# Goal
Pictures within the data are to be left out; everything else must be reproduced exactly.
-- Start --
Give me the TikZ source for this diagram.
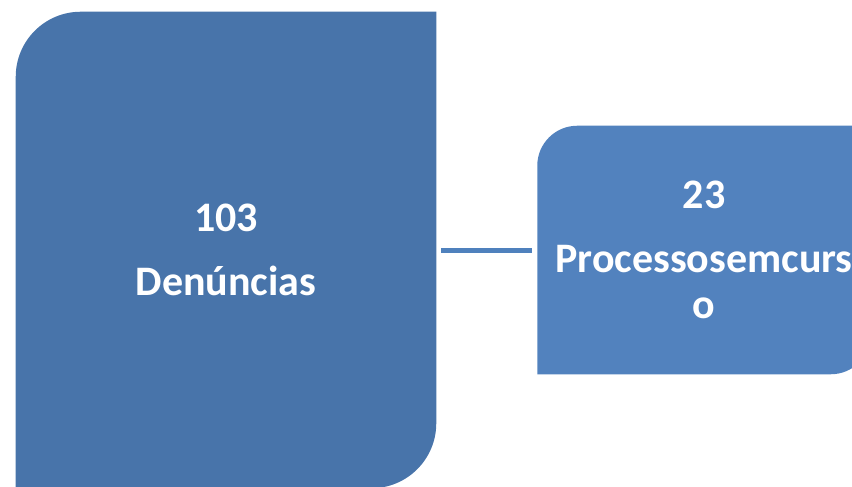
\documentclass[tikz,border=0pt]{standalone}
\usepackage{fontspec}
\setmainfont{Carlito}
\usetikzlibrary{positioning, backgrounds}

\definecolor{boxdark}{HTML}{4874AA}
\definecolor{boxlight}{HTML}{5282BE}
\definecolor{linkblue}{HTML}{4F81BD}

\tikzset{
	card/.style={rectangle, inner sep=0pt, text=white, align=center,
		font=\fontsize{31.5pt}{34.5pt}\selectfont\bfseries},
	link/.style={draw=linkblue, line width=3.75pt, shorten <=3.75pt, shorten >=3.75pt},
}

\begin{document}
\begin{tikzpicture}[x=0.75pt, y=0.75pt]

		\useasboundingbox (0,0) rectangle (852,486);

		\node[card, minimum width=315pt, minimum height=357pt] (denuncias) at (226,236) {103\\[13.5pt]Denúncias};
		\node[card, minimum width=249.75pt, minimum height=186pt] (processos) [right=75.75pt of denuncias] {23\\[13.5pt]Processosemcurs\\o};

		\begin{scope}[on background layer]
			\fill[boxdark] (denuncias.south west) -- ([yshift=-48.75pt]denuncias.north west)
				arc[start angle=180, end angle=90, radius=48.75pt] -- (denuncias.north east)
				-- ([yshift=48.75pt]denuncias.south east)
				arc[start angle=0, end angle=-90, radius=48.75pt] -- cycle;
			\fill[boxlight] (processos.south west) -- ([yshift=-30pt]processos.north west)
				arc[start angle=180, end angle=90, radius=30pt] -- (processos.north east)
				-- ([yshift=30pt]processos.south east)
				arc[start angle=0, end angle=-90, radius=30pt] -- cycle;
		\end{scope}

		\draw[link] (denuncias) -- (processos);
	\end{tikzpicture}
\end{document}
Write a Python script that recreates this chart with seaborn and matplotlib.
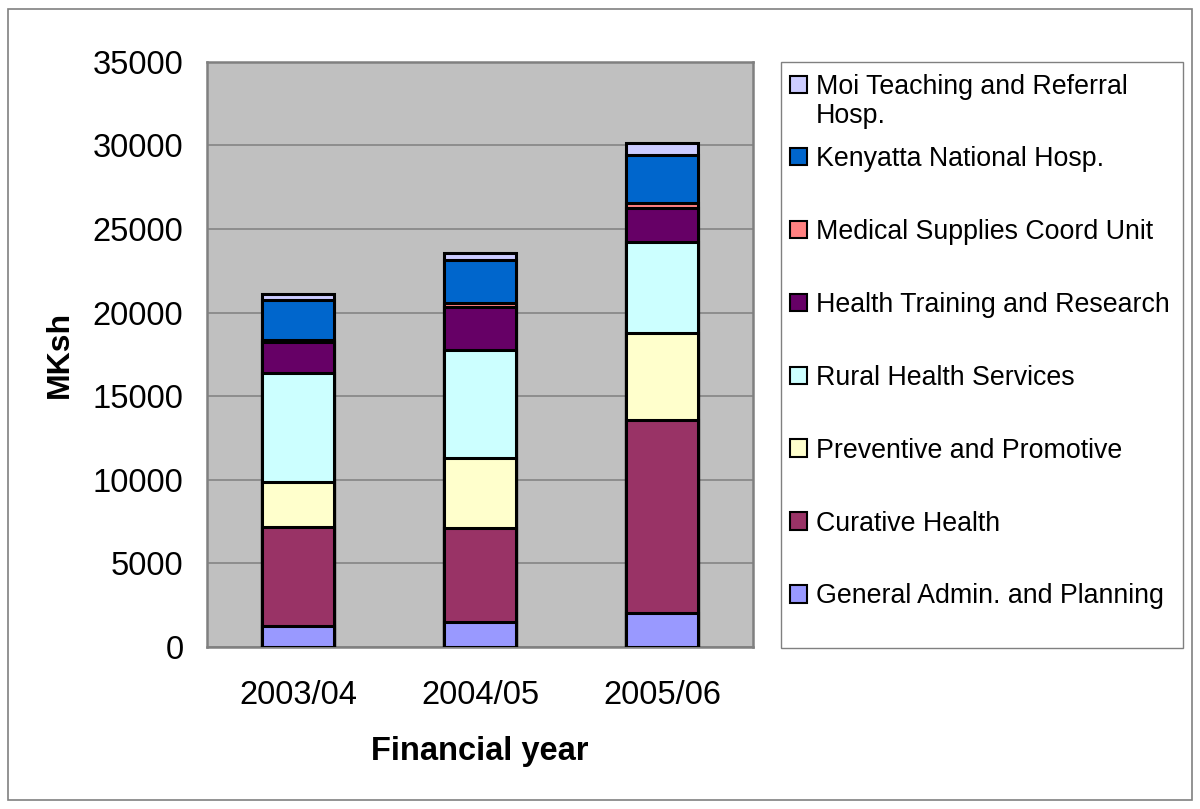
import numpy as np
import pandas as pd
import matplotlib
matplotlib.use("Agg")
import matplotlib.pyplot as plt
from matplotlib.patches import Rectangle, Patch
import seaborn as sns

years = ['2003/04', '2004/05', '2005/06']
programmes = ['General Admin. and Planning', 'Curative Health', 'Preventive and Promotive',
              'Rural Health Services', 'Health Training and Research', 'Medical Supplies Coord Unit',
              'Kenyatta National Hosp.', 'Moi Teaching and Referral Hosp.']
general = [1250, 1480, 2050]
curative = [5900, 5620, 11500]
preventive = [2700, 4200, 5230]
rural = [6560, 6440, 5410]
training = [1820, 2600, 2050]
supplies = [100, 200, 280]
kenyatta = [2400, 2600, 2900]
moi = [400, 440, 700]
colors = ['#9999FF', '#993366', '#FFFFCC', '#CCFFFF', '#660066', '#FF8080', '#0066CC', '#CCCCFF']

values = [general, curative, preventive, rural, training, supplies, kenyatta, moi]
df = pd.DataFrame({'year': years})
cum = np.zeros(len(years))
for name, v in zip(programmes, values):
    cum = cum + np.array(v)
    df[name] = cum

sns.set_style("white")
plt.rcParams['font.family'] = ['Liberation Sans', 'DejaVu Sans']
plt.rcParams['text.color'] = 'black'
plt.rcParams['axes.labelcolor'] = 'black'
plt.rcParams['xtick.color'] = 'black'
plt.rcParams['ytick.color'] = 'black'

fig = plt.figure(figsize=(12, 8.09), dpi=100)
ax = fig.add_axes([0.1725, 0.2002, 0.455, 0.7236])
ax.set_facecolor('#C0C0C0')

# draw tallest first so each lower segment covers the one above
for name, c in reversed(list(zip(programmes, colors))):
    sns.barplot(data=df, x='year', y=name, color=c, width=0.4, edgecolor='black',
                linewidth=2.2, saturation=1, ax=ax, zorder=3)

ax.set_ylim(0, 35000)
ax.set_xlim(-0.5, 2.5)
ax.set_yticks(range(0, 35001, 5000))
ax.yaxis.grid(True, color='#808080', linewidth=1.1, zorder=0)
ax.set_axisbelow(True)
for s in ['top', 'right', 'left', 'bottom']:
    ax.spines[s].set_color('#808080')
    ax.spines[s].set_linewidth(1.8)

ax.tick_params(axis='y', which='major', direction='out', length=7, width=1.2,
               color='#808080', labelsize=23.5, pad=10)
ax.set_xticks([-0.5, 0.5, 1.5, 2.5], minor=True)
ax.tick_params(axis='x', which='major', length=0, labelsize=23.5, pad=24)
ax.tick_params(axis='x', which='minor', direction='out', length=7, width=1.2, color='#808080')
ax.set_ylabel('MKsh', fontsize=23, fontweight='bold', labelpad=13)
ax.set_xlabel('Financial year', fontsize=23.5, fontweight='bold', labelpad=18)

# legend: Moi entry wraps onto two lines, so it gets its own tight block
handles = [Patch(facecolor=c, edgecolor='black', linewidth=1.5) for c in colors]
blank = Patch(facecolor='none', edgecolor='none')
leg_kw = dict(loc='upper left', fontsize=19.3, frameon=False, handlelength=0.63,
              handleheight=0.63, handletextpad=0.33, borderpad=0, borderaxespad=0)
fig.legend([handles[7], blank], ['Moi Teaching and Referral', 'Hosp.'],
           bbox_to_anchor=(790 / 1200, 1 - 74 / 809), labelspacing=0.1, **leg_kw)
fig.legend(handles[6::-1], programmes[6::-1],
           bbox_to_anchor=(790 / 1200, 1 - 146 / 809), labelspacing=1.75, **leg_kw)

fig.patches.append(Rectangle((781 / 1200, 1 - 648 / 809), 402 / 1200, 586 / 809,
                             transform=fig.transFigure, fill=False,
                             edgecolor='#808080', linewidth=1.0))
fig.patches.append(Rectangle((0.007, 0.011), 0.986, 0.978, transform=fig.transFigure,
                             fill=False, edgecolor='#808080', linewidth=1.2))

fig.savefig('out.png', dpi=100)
-- End --
# Response
Give me the TikZ source for this diagram.
\documentclass[tikz,border=0pt]{standalone}
\usepackage{fontspec}
\setmainfont{Carlito}
\usetikzlibrary{positioning, backgrounds}

\definecolor{boxdark}{HTML}{4874AA}
\definecolor{boxlight}{HTML}{5282BE}
\definecolor{linkblue}{HTML}{4F81BD}

\tikzset{
	card/.style={rectangle, inner sep=0pt, text=white, align=center,
		font=\fontsize{31.5pt}{34.5pt}\selectfont\bfseries},
	link/.style={draw=linkblue, line width=3.75pt, shorten <=3.75pt, shorten >=3.75pt},
}

\begin{document}
\begin{tikzpicture}[x=0.75pt, y=0.75pt]

		\useasboundingbox (0,0) rectangle (852,486);

		\node[card, minimum width=315pt, minimum height=357pt] (denuncias) at (226,236) {103\\[13.5pt]Denúncias};
		\node[card, minimum width=249.75pt, minimum height=186pt] (processos) [right=75.75pt of denuncias] {23\\[13.5pt]Processosemcurs\\o};

		\begin{scope}[on background layer]
			\fill[boxdark] (denuncias.south west) -- ([yshift=-48.75pt]denuncias.north west)
				arc[start angle=180, end angle=90, radius=48.75pt] -- (denuncias.north east)
				-- ([yshift=48.75pt]denuncias.south east)
				arc[start angle=0, end angle=-90, radius=48.75pt] -- cycle;
			\fill[boxlight] (processos.south west) -- ([yshift=-30pt]processos.north west)
				arc[start angle=180, end angle=90, radius=30pt] -- (processos.north east)
				-- ([yshift=30pt]processos.south east)
				arc[start angle=0, end angle=-90, radius=30pt] -- cycle;
		\end{scope}

		\draw[link] (denuncias) -- (processos);
	\end{tikzpicture}
\end{document}
Write a Python script that recreates this chart with seaborn and matplotlib.
import numpy as np
import pandas as pd
import matplotlib
matplotlib.use("Agg")
import matplotlib.pyplot as plt
from matplotlib.patches import Rectangle, Patch
import seaborn as sns

years = ['2003/04', '2004/05', '2005/06']
programmes = ['General Admin. and Planning', 'Curative Health', 'Preventive and Promotive',
              'Rural Health Services', 'Health Training and Research', 'Medical Supplies Coord Unit',
              'Kenyatta National Hosp.', 'Moi Teaching and Referral Hosp.']
general = [1250, 1480, 2050]
curative = [5900, 5620, 11500]
preventive = [2700, 4200, 5230]
rural = [6560, 6440, 5410]
training = [1820, 2600, 2050]
supplies = [100, 200, 280]
kenyatta = [2400, 2600, 2900]
moi = [400, 440, 700]
colors = ['#9999FF', '#993366', '#FFFFCC', '#CCFFFF', '#660066', '#FF8080', '#0066CC', '#CCCCFF']

values = [general, curative, preventive, rural, training, supplies, kenyatta, moi]
df = pd.DataFrame({'year': years})
cum = np.zeros(len(years))
for name, v in zip(programmes, values):
    cum = cum + np.array(v)
    df[name] = cum

sns.set_style("white")
plt.rcParams['font.family'] = ['Liberation Sans', 'DejaVu Sans']
plt.rcParams['text.color'] = 'black'
plt.rcParams['axes.labelcolor'] = 'black'
plt.rcParams['xtick.color'] = 'black'
plt.rcParams['ytick.color'] = 'black'

fig = plt.figure(figsize=(12, 8.09), dpi=100)
ax = fig.add_axes([0.1725, 0.2002, 0.455, 0.7236])
ax.set_facecolor('#C0C0C0')

# draw tallest first so each lower segment covers the one above
for name, c in reversed(list(zip(programmes, colors))):
    sns.barplot(data=df, x='year', y=name, color=c, width=0.4, edgecolor='black',
                linewidth=2.2, saturation=1, ax=ax, zorder=3)

ax.set_ylim(0, 35000)
ax.set_xlim(-0.5, 2.5)
ax.set_yticks(range(0, 35001, 5000))
ax.yaxis.grid(True, color='#808080', linewidth=1.1, zorder=0)
ax.set_axisbelow(True)
for s in ['top', 'right', 'left', 'bottom']:
    ax.spines[s].set_color('#808080')
    ax.spines[s].set_linewidth(1.8)

ax.tick_params(axis='y', which='major', direction='out', length=7, width=1.2,
               color='#808080', labelsize=23.5, pad=10)
ax.set_xticks([-0.5, 0.5, 1.5, 2.5], minor=True)
ax.tick_params(axis='x', which='major', length=0, labelsize=23.5, pad=24)
ax.tick_params(axis='x', which='minor', direction='out', length=7, width=1.2, color='#808080')
ax.set_ylabel('MKsh', fontsize=23, fontweight='bold', labelpad=13)
ax.set_xlabel('Financial year', fontsize=23.5, fontweight='bold', labelpad=18)

# legend: Moi entry wraps onto two lines, so it gets its own tight block
handles = [Patch(facecolor=c, edgecolor='black', linewidth=1.5) for c in colors]
blank = Patch(facecolor='none', edgecolor='none')
leg_kw = dict(loc='upper left', fontsize=19.3, frameon=False, handlelength=0.63,
              handleheight=0.63, handletextpad=0.33, borderpad=0, borderaxespad=0)
fig.legend([handles[7], blank], ['Moi Teaching and Referral', 'Hosp.'],
           bbox_to_anchor=(790 / 1200, 1 - 74 / 809), labelspacing=0.1, **leg_kw)
fig.legend(handles[6::-1], programmes[6::-1],
           bbox_to_anchor=(790 / 1200, 1 - 146 / 809), labelspacing=1.75, **leg_kw)

fig.patches.append(Rectangle((781 / 1200, 1 - 648 / 809), 402 / 1200, 586 / 809,
                             transform=fig.transFigure, fill=False,
                             edgecolor='#808080', linewidth=1.0))
fig.patches.append(Rectangle((0.007, 0.011), 0.986, 0.978, transform=fig.transFigure,
                             fill=False, edgecolor='#808080', linewidth=1.2))

fig.savefig('out.png', dpi=100)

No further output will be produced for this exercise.